Le personnage de Max est particulièrement réussi. Il apparaît comme une sorte de truand-trublion qui s’est détruit en s’entêtant à rester un enfant farceur – et parce qu’il ne pouvait pas faire autrement. Son seul vrai complice est d’ailleurs Auguste, le jeune fils de son frère, qu’il entraîne sans cesse dans ses jeux. Sur la plage, Max s’amuse à mélanger les serviettes des baigneurs pendant qu’ils sont dans l’eau et il passe ses nuits à creuser d’immenses trous pour que les vacanciers s’y cassent la gueule le lendemain. Les policiers de la B.A.C. en feront à leur tour les frais dans la scène tragicomique de son arrestation. Max apparaît comme un inadapté social de la première heure, à la fois pétulant et brisé par la prison. Mais les jeux parfois tournent mal et il est devenu un tueur. Un tueur inexcusable et terriblement attachant… 

La relation entre les deux frères est touchante, elle aussi. On devine à demi-mots (les mots économes et peu démonstratifs du narrateur) que quelque chose de fort les retient encore l’un à l’autre – du côté du malheur, peut-être,  et de la nostalgie d’avoir malgré tout grandi ensemble.

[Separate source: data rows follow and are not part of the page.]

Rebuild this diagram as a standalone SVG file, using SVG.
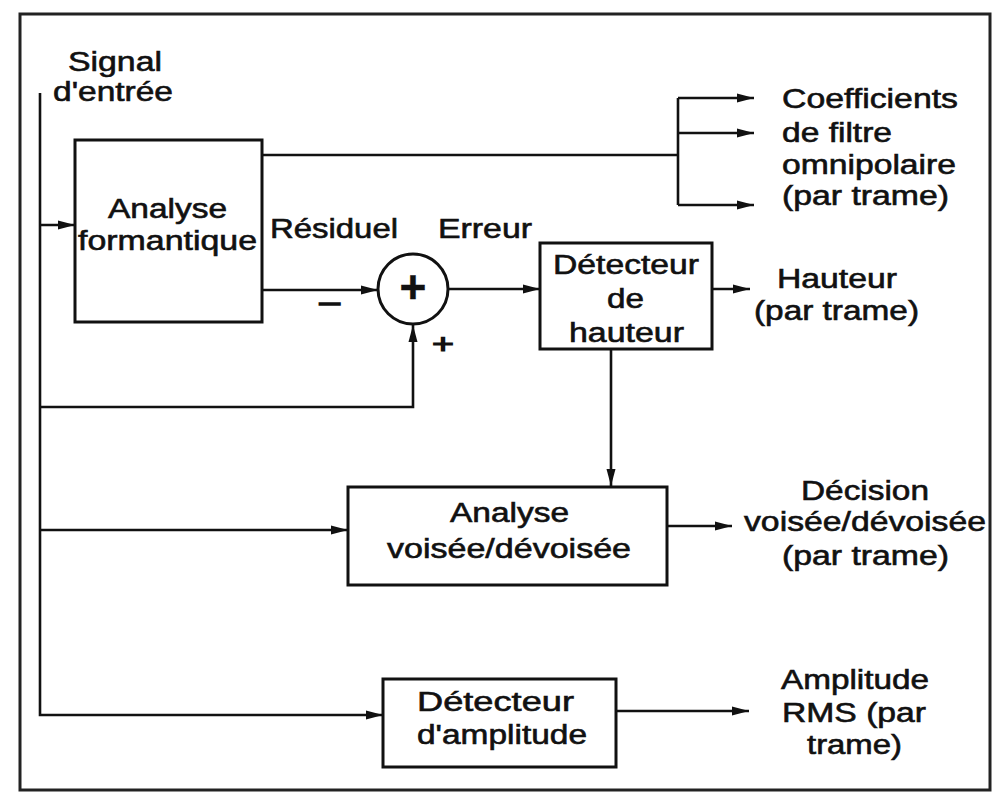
<svg xmlns="http://www.w3.org/2000/svg" width="994" height="794" viewBox="0 0 994 794">
<defs>
<marker id="ah" markerUnits="userSpaceOnUse" markerWidth="18" markerHeight="10" refX="17" refY="5" orient="auto">
<path d="M0,0.5 L17,5 L0,9.5 z" fill="#111"/>
</marker>
<style>
.t{font-family:"Liberation Sans",Arial,Helvetica,sans-serif;font-size:27px;fill:#111;stroke:#111;stroke-width:0.6}
.box{fill:none;stroke:#111;stroke-width:3}
.c{fill:none;stroke:#111;stroke-width:2.6}
.a{marker-end:url(#ah)}
</style>
</defs>
<rect x="0" y="0" width="994" height="794" fill="#fff"/>
<rect x="20" y="14" width="970" height="776" fill="none" stroke="#222" stroke-width="3"/>

<g id="connectors">
<path class="c a" d="M40,93 V715 H383"/>
<path class="c a" d="M40,225 H75"/>
<path class="c a" d="M40,407 H413 V325"/>
<path class="c a" d="M40,530 H348"/>
<path class="c" d="M262,155 H678 M678,98 V205"/>
<path class="c a" d="M678,98 H754"/>
<path class="c a" d="M678,133 H754"/>
<path class="c a" d="M678,205 H754"/>
<path class="c a" d="M262,290 H378"/>
<path class="c a" d="M448,289 H540"/>
<path class="c a" d="M712,289 H750"/>
<path class="c a" d="M611,349 V486"/>
<path class="c a" d="M667,526 H732"/>
<path class="c a" d="M616,711 H749"/>
</g>

<g id="input-label">
<text class="t" x="68" y="71" textLength="94" lengthAdjust="spacingAndGlyphs">Signal</text>
<text class="t" x="53" y="101" textLength="120" lengthAdjust="spacingAndGlyphs">d'entrée</text>
</g>

<g id="analyse-formantique">
<rect class="box" x="75" y="140" width="187" height="182"/>
<text class="t" x="108" y="218" textLength="119" lengthAdjust="spacingAndGlyphs">Analyse</text>
<text class="t" x="78" y="250" textLength="179" lengthAdjust="spacingAndGlyphs">formantique</text>
</g>

<g id="labels-mid">
<text class="t" x="270" y="238" textLength="128" lengthAdjust="spacingAndGlyphs">Résiduel</text>
<text class="t" x="438" y="238" textLength="94" lengthAdjust="spacingAndGlyphs">Erreur</text>
<text class="t" x="318" y="313" textLength="24" lengthAdjust="spacingAndGlyphs" style="stroke-width:1.5">−</text>
<text class="t" x="432" y="353" textLength="22" lengthAdjust="spacingAndGlyphs" style="stroke-width:1.2">+</text>
</g>

<g id="adder">
<circle cx="413" cy="289" r="35" fill="none" stroke="#111" stroke-width="3"/>
<text class="t" x="413" y="303" text-anchor="middle" style="font-size:46px;font-weight:bold;stroke-width:0.5">+</text>
</g>

<g id="coefficients-out">
<text class="t" x="782" y="108" textLength="176" lengthAdjust="spacingAndGlyphs">Coefficients</text>
<text class="t" x="782" y="142" textLength="110" lengthAdjust="spacingAndGlyphs">de filtre</text>
<text class="t" x="782" y="174" textLength="174" lengthAdjust="spacingAndGlyphs">omnipolaire</text>
<text class="t" x="782" y="205" textLength="167" lengthAdjust="spacingAndGlyphs">(par trame)</text>
</g>

<g id="detecteur-hauteur">
<rect class="box" x="540" y="243" width="172" height="106"/>
<text class="t" x="553" y="274" textLength="146" lengthAdjust="spacingAndGlyphs">Détecteur</text>
<text class="t" x="607" y="308" textLength="37" lengthAdjust="spacingAndGlyphs">de</text>
<text class="t" x="569" y="342" textLength="115" lengthAdjust="spacingAndGlyphs">hauteur</text>
</g>

<g id="hauteur-out">
<text class="t" x="777" y="288" textLength="120" lengthAdjust="spacingAndGlyphs">Hauteur</text>
<text class="t" x="754" y="320" textLength="165" lengthAdjust="spacingAndGlyphs">(par trame)</text>
</g>

<g id="analyse-voisee">
<rect class="box" x="348" y="487" width="319" height="98"/>
<text class="t" x="450" y="522" textLength="119" lengthAdjust="spacingAndGlyphs">Analyse</text>
<text class="t" x="387" y="558" textLength="244" lengthAdjust="spacingAndGlyphs">voisée/dévoisée</text>
</g>

<g id="decision-out">
<text class="t" x="801" y="500" textLength="128" lengthAdjust="spacingAndGlyphs">Décision</text>
<text class="t" x="744" y="531" textLength="242" lengthAdjust="spacingAndGlyphs">voisée/dévoisée</text>
<text class="t" x="782" y="565" textLength="167" lengthAdjust="spacingAndGlyphs">(par trame)</text>
</g>

<g id="detecteur-amplitude">
<rect class="box" x="383" y="679" width="233" height="88"/>
<text class="t" x="417" y="711" textLength="157" lengthAdjust="spacingAndGlyphs">Détecteur</text>
<text class="t" x="417" y="744" textLength="170" lengthAdjust="spacingAndGlyphs">d'amplitude</text>
</g>

<g id="amplitude-out">
<text class="t" x="781" y="689" textLength="148" lengthAdjust="spacingAndGlyphs">Amplitude</text>
<text class="t" x="782" y="722" textLength="144" lengthAdjust="spacingAndGlyphs">RMS (par</text>
<text class="t" x="807" y="754" textLength="95" lengthAdjust="spacingAndGlyphs">trame)</text>
</g>
</svg>
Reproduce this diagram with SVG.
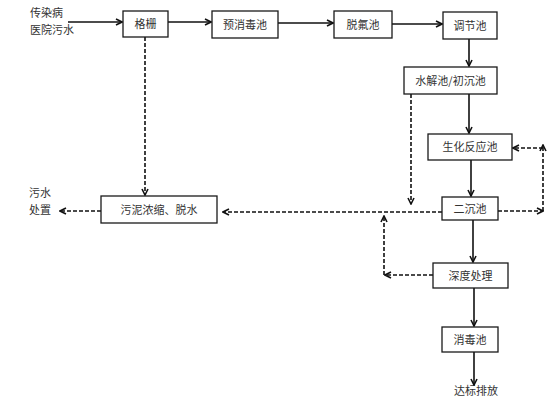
<svg xmlns="http://www.w3.org/2000/svg" width="554" height="409" viewBox="0 0 554 409">
<style>
.box{fill:#fff;stroke:#1a1a1a;stroke-width:1.3}
.t{font-family:"Noto Sans CJK SC","Liberation Sans",sans-serif;font-size:11px;fill:#333}
.m{text-anchor:middle}
.s{stroke:#111;stroke-width:1.6;fill:none}
.d{stroke:#111;stroke-width:1.6;fill:none;stroke-dasharray:4 2}
</style>
<defs>
<marker id="ah" viewBox="0 0 8 8" refX="7" refY="4" markerWidth="8" markerHeight="8" markerUnits="userSpaceOnUse" orient="auto">
<path d="M1,1 L7,4 L1,7" fill="none" stroke="#111" stroke-width="1.6"/>
</marker>
</defs>
<rect width="554" height="409" fill="#fff"/>
<g id="labels">
<text class="t" x="30" y="17">传染病</text>
<text class="t" x="30" y="34">医院污水</text>
<text class="t" x="29" y="197">污水</text>
<text class="t" x="29" y="214">处置</text>
<text class="t m" x="476" y="395">达标排放</text>
</g>
<g id="connectors">
<line class="s" x1="68" y1="22" x2="122" y2="22" marker-end="url(#ah)"/>
<line class="s" x1="168" y1="22" x2="211" y2="22" marker-end="url(#ah)"/>
<line class="s" x1="278" y1="23" x2="333" y2="23" marker-end="url(#ah)"/>
<line class="s" x1="392" y1="24" x2="442" y2="24" marker-end="url(#ah)"/>
<line class="s" x1="469" y1="39" x2="469" y2="66" marker-end="url(#ah)"/>
<line class="s" x1="469" y1="94" x2="469" y2="133" marker-end="url(#ah)"/>
<line class="s" x1="471" y1="160" x2="471" y2="196" marker-end="url(#ah)"/>
<line class="s" x1="473" y1="220" x2="473" y2="262" marker-end="url(#ah)"/>
<line class="s" x1="474" y1="288" x2="474" y2="326" marker-end="url(#ah)"/>
<line class="s" x1="474" y1="352" x2="474" y2="385" marker-end="url(#ah)"/>
<line class="d" x1="145" y1="37" x2="145" y2="195" marker-end="url(#ah)"/>
<line class="d" x1="101" y1="211" x2="60" y2="211" marker-end="url(#ah)"/>
<line class="d" x1="411" y1="94" x2="411" y2="204" marker-end="url(#ah)"/>
<line class="d" x1="442" y1="212" x2="223" y2="212" marker-end="url(#ah)"/>
<line class="d" x1="498" y1="211" x2="543" y2="211" marker-end="url(#ah)"/>
<line class="d" x1="543" y1="211" x2="543" y2="145" marker-end="url(#ah)"/>
<line class="d" x1="543" y1="148" x2="513" y2="148" marker-end="url(#ah)"/>
<line class="d" x1="433" y1="275" x2="385" y2="275" marker-end="url(#ah)"/>
<line class="d" x1="384" y1="275" x2="384" y2="216" marker-end="url(#ah)"/>
</g>
<g id="n-geshan"><rect class="box" x="123" y="11" width="45" height="26"/><text class="t m" x="145.5" y="28">格栅</text></g>
<g id="n-yuxiaodu"><rect class="box" x="212" y="11" width="66" height="27"/><text class="t m" x="245" y="28.5">预消毒池</text></g>
<g id="n-tuofu"><rect class="box" x="334" y="11" width="58" height="27"/><text class="t m" x="363" y="28.5">脱氟池</text></g>
<g id="n-tiaojie"><rect class="box" x="443" y="12" width="54" height="27"/><text class="t m" x="470" y="29.5">调节池</text></g>
<g id="n-shuijie"><rect class="box" x="404" y="67" width="93" height="27"/><text class="t m" x="450.5" y="84.5">水解池/初沉池</text></g>
<g id="n-shenghua"><rect class="box" x="428" y="134" width="84" height="26"/><text class="t m" x="470" y="151">生化反应池</text></g>
<g id="n-erchen"><rect class="box" x="442" y="197" width="56" height="23"/><text class="t m" x="470" y="212.5">二沉池</text></g>
<g id="n-shendu"><rect class="box" x="433" y="263" width="75" height="25"/><text class="t m" x="470.5" y="279.5">深度处理</text></g>
<g id="n-xiaodu"><rect class="box" x="442" y="327" width="56" height="25"/><text class="t m" x="470" y="343.5">消毒池</text></g>
<g id="n-wuni"><rect class="box" x="101" y="196" width="116" height="27"/><text class="t m" x="159" y="213.5">污泥浓缩、脱水</text></g>
</svg>
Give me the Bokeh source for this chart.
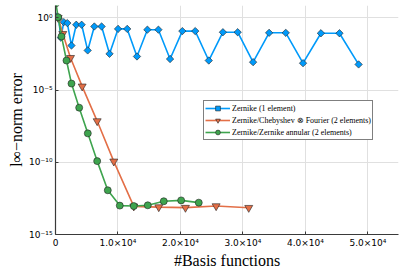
import numpy as np
from bokeh.plotting import figure
from bokeh.models import Range1d, FixedTicker, Legend, LegendItem
from bokeh.embed import file_html
from bokeh.resources import INLINE

# Zernike (1 element)
z1_n = [231, 496, 861, 1326, 1891, 2556, 3321, 4186, 5151, 6216, 7381, 8646, 10011, 11476,
        13041, 14706, 16471, 18336, 20301, 22366, 24531, 26796, 29161, 31626, 34191, 36856,
        39621, 42486, 45451, 48516]
z1_err = [1.26, 0.89, 0.042, 0.50, 0.43, 0.012, 0.33, 0.33, 0.0055, 0.25, 0.25, 0.0032,
          0.17, 0.17, 0.0021, 0.15, 0.15, 0.0014, 0.12, 0.12, 0.0011, 0.10, 0.10, 0.00085,
          0.091, 0.091, 0.00072, 0.085, 0.085, 0.00059]

# Zernike/Chebyshev (x) Fourier (2 elements)
zc_n = [430, 1170, 2400, 4270, 6670, 9330, 12530, 16530, 20800, 25710, 30930]
zc_err = [1.0, 0.078, 1.7e-3, 1.8e-5, 7.1e-8, 1.15e-10, 8.9e-14, 7.9e-14, 7.2e-14, 9.3e-14, 7.1e-14]

# Zernike/Zernike annular (2 elements)
za_n = [60, 430, 960, 1760, 2560, 3790, 5170, 6670, 8370, 10290, 12530, 14770, 17330, 20110, 22930]
za_err = [10.0, 1.1, 0.051, 1.1e-3, 2.8e-5, 6.0e-7, 1.0e-8, 1.2e-10, 1.15e-12, 1.0e-13, 9.3e-14,
          1.05e-13, 2.0e-13, 2.3e-13, 1.6e-13]

series_labels = ["Zernike (1 element)",
                 "Zernike/Chebyshev ⊗ Fourier (2 elements)",
                 "Zernike/Zernike annular (2 elements)"]

x_ticks = [0, 10000, 20000, 30000, 40000, 50000]
x_tick_labels = ["0", "1.0×10⁴", "2.0×10⁴", "3.0×10⁴", "4.0×10⁴", "5.0×10⁴"]
y_ticks = [1e0, 1e-5, 1e-10, 1e-15]
y_tick_labels = ["10⁰", "10⁻⁵", "10⁻¹⁰", "10⁻¹⁵"]

x_label = "#Basis functions"
y_label = "l∞−norm error"

p = figure(width=407, height=271, output_backend="svg", toolbar_location=None,
           x_range=Range1d(0, 54900), y_range=Range1d(1e-15, 10 ** 0.85),
           y_axis_type="log",
           min_border_left=55, min_border_right=9, min_border_top=5, min_border_bottom=37)
p.outline_line_color = None
p.background_fill_color = "white"
p.border_fill_color = "white"

p.xaxis.ticker = FixedTicker(ticks=x_ticks, minor_ticks=[])
p.xaxis.major_label_overrides = {t: l for t, l in zip(x_ticks, x_tick_labels)}
p.yaxis.ticker = FixedTicker(ticks=y_ticks, minor_ticks=[])
p.yaxis.major_label_overrides = {t: l for t, l in zip(y_ticks, y_tick_labels)}

for ax in (p.xaxis[0], p.yaxis[0]):
    ax.axis_line_color = "#3a3a3a"
    ax.axis_line_width = 1.2
    ax.major_tick_in = 3
    ax.major_tick_out = 0
    ax.major_tick_line_color = "#3a3a3a"
    ax.minor_tick_line_color = None
    ax.major_label_text_font = "DejaVu Sans"
    ax.major_label_text_font_size = "9px"
    ax.major_label_text_color = "black"
    ax.axis_label_text_font = "Liberation Serif"
    ax.axis_label_text_font_style = "normal"
    ax.axis_label_text_font_size = "16px"
    ax.axis_label_text_color = "black"
p.xaxis.axis_label = x_label
p.yaxis.axis_label = y_label
p.xaxis.major_label_standoff = 3
p.xaxis.axis_label_standoff = 1
p.yaxis.major_label_standoff = 3
p.yaxis.axis_label_standoff = 1

p.xgrid.grid_line_color = "#e0e0e0"
p.ygrid.grid_line_color = "#e0e0e0"
p.xgrid.grid_line_width = 1
p.ygrid.grid_line_width = 1

blue = "#009AFA"
orange = "#E36F47"
green = "#3EA44E"

r1l = p.line(z1_n, z1_err, line_color=blue, line_width=1.6)
r1s = p.scatter(z1_n, z1_err, marker="square", angle=np.pi / 4, size=5.2,
                fill_color=blue, line_color="#222222", line_width=0.6)
r2l = p.line(zc_n, zc_err, line_color=orange, line_width=1.6)
r2s = p.scatter(zc_n, zc_err, marker="inverted_triangle", size=8,
                fill_color=orange, line_color="#222222", line_width=0.6)
r3l = p.line(za_n, za_err, line_color=green, line_width=1.6)
r3s = p.scatter(za_n, za_err, marker="circle", size=7,
                fill_color=green, line_color="#222222", line_width=0.6)

legend = Legend(items=[LegendItem(label=series_labels[0], renderers=[r1l, r1s]),
                       LegendItem(label=series_labels[1], renderers=[r2l, r2s]),
                       LegendItem(label=series_labels[2], renderers=[r3l, r3s])],
                location=(148, 94))
legend.label_text_font = "Liberation Serif"
legend.label_text_font_size = "8px"
legend.label_text_color = "black"
legend.label_height = 9
legend.label_standoff = 2
legend.glyph_height = 12
legend.glyph_width = 25
legend.spacing = -2
legend.padding = 1
legend.margin = 0
legend.border_line_color = "black"
legend.border_line_width = 1
legend.background_fill_color = "white"
legend.background_fill_alpha = 1
p.add_layout(legend)

open("out.html", "w").write(file_html(p, INLINE))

On retrouve dans Baignade surveillée un peu de la grâce d’un Pascal Garnier. C’est efficace, sombre et drôle à la fois, émouvant. Sur les arpents du roman noir et du roman populaire, Guillaume Guéraud distille avec sobriété ce léger supplément d’âme qui fait la différence.  Un petit rien qui compte beaucoup et que l’on cherche parfois longtemps dans certaines œuvres se revendiquant des hautes sphères de la littérature…

(Cet article peut également être lu sur Culturopoing)
















Guillaume Guéraud, Baignade surveillée. Editions du Rouergue. 2014.